Aux termes de l’article 1353 du code civil, « celui qui réclame l’exécution d’une obligation doit la prouver. Réciproquement, celui qui se prétend libéré doit justifier le paiement ou le fait qui a produit l’extinction de son obligation. »
L’article 9 du code de procédure civile énonce, pour sa part, qu’il incombe à chaque partie de prouver conformément à la loi les faits nécessaires au succès de sa prétention.
Il est de droit constant qu’il incombe au demandeur à une obligation contractuelle, outre le principe de sa créance, « d’établir le montant de sa créance, et, à cet effet, de fournir les éléments permettant de fixer ce montant » (Civ. 1, 18 novembre 1997, n°95-21.161, publié au bulletin).
En l’espèce, si l’existence d’un contrat entre les parties et certaines de ses modalités sont constantes, les obligations exactes de la SAS LA SAUVAGERE en résultant font l’objet de contestation.
Monsieur [C] estime qu’il appartenait à la SAS LA SAUVAGERE de procéder à la pesée de la récolte à l’issue de celle-ci. La SAS LA SAUVAGERE réplique qu’il appartient au demandeur de prouver le bien-fondé du poids facturé.
D’une part, le demandeur n’apporte aucun élément au soutien de l’affirmation d’une obligation de pesée pesant sur la défenderesse, laquelle ne ressort pas expressément des pièces produites.

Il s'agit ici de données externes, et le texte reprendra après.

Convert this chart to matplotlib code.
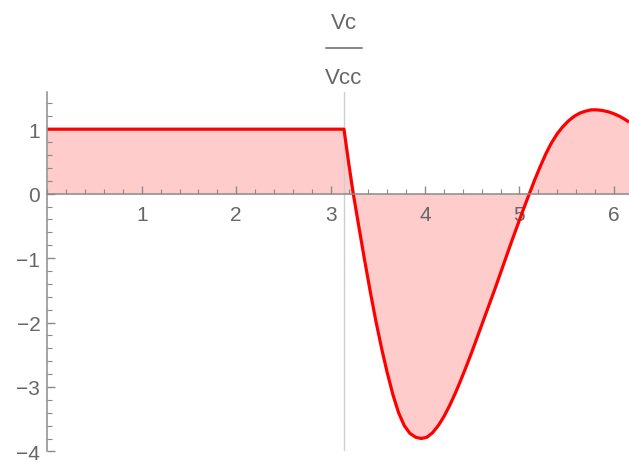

D’autre part et en toutes hypothèses, il ne résulte d’aucun élément produit que des modalités spécifiques de pesée auraient été stipulées, notamment de manière contradictoire ou par un tiers, alors précisément qu’il ne ressort des courriers du demandeur qu’il n’a jamais sollicité que la déclaration par la défenderesse des pesées.
En effet, le demandeur a sollicité par courrier daté du 6 octobre 2022, la communication de pesées de la récolte, avant de solliciter, par courrier daté du 19 octobre 2022, une pesée par jour et par cépage.
Or, la SAS LA SAUVAGERE a effectivement transmis le 3 décembre 2022 un relevé des pesées par cépage.
La SAS LA SAUVAGERE énonce ne pas s’être engagée à récolter la totalité des grains de raisin présents sur les vignes récoltées, mais en opérant une sélection dont il aurait été tenu compte dans la détermination du prix au kilo des raisins. Elle a ainsi consigné sur le compte CARPA de son conseil la somme de 9.504 € TTC, correspondant à la somme à laquelle elle serait tenue en retenant une récolte de 5.400 kg.
Ces modalités spécifiques de récolte, qui auraient été convenues entre les parties, justifieraient la différence de rentabilité entre les vignes récoltées par la SAS LA SAUVAGERE et celles récoltées par Monsieur [C], au vu desquelles ce dernier fonde sa demande en paiement.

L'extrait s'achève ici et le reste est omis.